[Source code of charts]
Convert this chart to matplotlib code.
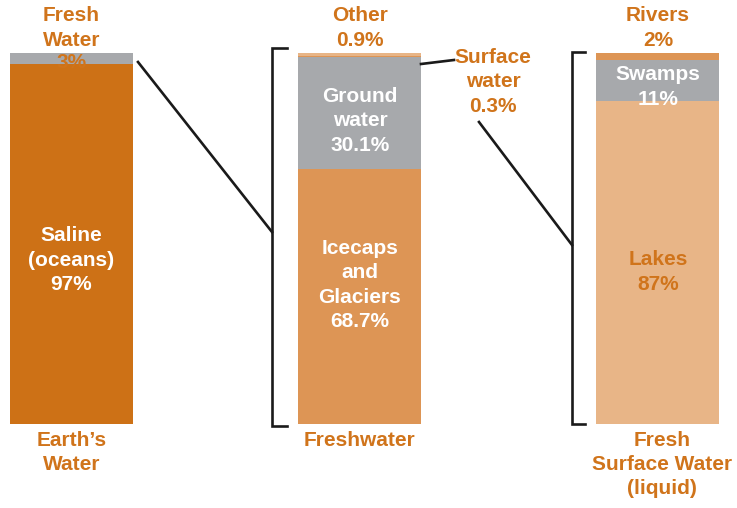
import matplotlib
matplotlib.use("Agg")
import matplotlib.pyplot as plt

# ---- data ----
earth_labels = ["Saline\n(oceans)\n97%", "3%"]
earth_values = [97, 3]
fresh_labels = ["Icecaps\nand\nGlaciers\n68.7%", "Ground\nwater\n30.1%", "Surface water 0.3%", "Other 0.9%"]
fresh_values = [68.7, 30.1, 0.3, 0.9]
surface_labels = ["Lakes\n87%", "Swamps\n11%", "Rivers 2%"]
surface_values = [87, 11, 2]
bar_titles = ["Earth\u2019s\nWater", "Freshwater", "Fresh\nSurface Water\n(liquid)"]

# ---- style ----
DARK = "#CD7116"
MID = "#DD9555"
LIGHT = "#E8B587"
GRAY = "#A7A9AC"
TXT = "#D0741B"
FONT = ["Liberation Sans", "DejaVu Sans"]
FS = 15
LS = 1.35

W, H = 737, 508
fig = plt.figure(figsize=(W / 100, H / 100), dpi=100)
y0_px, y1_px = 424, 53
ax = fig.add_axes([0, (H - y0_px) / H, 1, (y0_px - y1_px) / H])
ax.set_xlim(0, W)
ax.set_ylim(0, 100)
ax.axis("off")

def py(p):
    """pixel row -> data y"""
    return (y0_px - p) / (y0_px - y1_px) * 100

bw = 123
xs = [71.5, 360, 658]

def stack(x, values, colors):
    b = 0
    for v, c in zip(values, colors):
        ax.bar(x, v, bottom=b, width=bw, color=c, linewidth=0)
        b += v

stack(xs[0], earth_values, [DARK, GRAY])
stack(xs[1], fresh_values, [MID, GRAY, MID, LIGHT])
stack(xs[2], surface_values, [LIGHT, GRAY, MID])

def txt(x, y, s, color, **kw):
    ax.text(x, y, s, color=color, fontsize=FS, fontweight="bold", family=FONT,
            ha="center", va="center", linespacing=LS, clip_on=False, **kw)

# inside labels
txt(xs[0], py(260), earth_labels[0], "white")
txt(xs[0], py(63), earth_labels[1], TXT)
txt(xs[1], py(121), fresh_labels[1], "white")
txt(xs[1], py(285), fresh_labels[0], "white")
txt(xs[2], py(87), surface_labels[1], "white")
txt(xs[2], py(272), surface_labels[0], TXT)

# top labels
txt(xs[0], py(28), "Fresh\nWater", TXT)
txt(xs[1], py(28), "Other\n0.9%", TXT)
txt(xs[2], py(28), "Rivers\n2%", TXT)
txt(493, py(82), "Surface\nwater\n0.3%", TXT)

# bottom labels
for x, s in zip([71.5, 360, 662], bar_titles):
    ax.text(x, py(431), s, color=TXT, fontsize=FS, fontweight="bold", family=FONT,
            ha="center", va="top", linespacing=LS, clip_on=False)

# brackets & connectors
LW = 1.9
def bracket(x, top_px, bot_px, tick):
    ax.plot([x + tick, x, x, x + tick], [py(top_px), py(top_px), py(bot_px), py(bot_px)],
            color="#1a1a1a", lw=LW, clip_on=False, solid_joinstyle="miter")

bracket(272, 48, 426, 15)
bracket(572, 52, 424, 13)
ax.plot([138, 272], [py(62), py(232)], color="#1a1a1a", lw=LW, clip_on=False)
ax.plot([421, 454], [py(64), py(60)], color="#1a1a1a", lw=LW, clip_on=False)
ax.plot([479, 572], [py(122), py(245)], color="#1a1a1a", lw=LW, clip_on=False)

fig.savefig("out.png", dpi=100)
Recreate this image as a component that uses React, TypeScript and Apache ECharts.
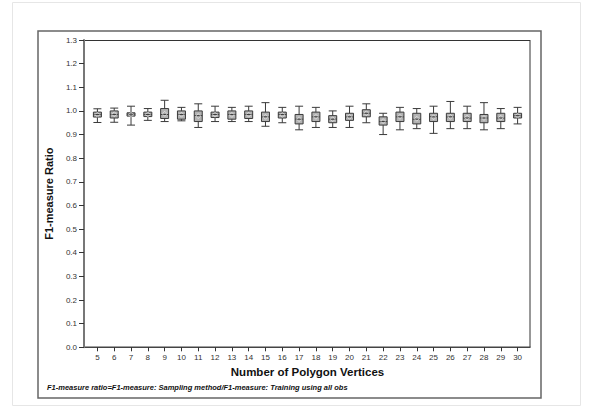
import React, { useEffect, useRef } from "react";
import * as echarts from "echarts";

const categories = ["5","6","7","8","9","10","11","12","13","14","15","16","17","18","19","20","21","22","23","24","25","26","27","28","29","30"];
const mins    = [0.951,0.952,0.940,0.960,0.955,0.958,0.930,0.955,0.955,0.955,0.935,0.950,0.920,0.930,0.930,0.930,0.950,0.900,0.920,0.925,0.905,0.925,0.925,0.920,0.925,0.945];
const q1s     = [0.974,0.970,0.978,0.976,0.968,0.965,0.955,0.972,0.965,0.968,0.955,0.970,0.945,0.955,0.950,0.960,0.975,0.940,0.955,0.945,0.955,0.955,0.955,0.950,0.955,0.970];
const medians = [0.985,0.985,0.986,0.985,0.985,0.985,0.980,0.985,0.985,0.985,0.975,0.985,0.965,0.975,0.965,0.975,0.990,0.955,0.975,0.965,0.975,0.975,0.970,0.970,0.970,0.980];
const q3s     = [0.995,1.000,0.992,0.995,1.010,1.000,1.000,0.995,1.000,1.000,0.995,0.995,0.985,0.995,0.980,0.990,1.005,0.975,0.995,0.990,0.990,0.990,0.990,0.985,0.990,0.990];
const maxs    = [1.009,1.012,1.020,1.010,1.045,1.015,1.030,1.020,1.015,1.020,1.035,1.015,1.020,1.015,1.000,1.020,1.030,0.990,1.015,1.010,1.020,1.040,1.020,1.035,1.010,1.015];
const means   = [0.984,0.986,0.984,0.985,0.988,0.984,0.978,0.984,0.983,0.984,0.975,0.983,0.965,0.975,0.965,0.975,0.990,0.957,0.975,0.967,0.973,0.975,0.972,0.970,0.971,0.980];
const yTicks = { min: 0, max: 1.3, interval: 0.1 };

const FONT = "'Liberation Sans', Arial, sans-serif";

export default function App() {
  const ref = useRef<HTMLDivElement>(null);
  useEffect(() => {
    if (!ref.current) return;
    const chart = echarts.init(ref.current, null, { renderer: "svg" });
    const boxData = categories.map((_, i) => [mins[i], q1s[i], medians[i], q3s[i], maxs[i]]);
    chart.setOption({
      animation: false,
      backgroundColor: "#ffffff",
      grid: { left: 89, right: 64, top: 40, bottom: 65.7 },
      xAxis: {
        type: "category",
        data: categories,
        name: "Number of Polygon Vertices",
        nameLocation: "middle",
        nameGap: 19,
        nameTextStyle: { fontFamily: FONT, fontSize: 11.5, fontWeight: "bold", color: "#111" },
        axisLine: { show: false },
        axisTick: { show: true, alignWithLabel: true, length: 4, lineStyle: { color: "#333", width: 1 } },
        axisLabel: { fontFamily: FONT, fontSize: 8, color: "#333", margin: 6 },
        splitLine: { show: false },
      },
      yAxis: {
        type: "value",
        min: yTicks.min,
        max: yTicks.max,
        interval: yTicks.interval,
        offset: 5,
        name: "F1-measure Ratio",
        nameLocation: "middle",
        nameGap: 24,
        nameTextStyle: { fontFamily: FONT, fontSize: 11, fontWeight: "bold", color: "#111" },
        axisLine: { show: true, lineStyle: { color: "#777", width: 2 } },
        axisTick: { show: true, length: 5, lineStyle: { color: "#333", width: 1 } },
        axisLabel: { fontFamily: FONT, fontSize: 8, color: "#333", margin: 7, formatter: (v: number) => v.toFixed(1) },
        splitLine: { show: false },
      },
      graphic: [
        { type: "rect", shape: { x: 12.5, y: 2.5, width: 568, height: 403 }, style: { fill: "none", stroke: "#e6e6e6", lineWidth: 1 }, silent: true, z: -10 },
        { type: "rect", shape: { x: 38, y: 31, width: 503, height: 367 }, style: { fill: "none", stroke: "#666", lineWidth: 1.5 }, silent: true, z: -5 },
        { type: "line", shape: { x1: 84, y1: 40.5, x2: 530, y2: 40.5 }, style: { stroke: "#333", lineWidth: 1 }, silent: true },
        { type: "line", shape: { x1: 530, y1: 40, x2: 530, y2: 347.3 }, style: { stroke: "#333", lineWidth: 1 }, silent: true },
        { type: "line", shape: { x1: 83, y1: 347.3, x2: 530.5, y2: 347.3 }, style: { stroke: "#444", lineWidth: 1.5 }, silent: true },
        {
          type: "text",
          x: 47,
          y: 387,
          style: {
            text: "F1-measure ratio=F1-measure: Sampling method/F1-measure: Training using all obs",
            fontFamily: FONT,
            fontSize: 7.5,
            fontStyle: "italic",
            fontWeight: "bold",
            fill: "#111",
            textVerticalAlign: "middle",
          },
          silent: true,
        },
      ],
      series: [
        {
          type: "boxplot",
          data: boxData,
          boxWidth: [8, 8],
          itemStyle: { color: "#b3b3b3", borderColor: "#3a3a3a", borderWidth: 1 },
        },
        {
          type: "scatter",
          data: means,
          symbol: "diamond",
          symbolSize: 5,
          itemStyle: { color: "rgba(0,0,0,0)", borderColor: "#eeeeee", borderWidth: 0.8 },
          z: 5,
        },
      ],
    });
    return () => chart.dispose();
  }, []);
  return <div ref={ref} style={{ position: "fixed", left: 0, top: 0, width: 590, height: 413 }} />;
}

**Work to complete**. Please extract exactly the lines of the data, from the first through the line containing "linespacing=LS, clip_on=False, **kw)", and add no pictures to the copy.

**Full answer**.
Convert this chart to matplotlib code.
import matplotlib
matplotlib.use("Agg")
import matplotlib.pyplot as plt

# ---- data ----
earth_labels = ["Saline\n(oceans)\n97%", "3%"]
earth_values = [97, 3]
fresh_labels = ["Icecaps\nand\nGlaciers\n68.7%", "Ground\nwater\n30.1%", "Surface water 0.3%", "Other 0.9%"]
fresh_values = [68.7, 30.1, 0.3, 0.9]
surface_labels = ["Lakes\n87%", "Swamps\n11%", "Rivers 2%"]
surface_values = [87, 11, 2]
bar_titles = ["Earth\u2019s\nWater", "Freshwater", "Fresh\nSurface Water\n(liquid)"]

# ---- style ----
DARK = "#CD7116"
MID = "#DD9555"
LIGHT = "#E8B587"
GRAY = "#A7A9AC"
TXT = "#D0741B"
FONT = ["Liberation Sans", "DejaVu Sans"]
FS = 15
LS = 1.35

W, H = 737, 508
fig = plt.figure(figsize=(W / 100, H / 100), dpi=100)
y0_px, y1_px = 424, 53
ax = fig.add_axes([0, (H - y0_px) / H, 1, (y0_px - y1_px) / H])
ax.set_xlim(0, W)
ax.set_ylim(0, 100)
ax.axis("off")

def py(p):
    """pixel row -> data y"""
    return (y0_px - p) / (y0_px - y1_px) * 100

bw = 123
xs = [71.5, 360, 658]

def stack(x, values, colors):
    b = 0
    for v, c in zip(values, colors):
        ax.bar(x, v, bottom=b, width=bw, color=c, linewidth=0)
        b += v

stack(xs[0], earth_values, [DARK, GRAY])
stack(xs[1], fresh_values, [MID, GRAY, MID, LIGHT])
stack(xs[2], surface_values, [LIGHT, GRAY, MID])

def txt(x, y, s, color, **kw):
    ax.text(x, y, s, color=color, fontsize=FS, fontweight="bold", family=FONT,
            ha="center", va="center", linespacing=LS, clip_on=False, **kw)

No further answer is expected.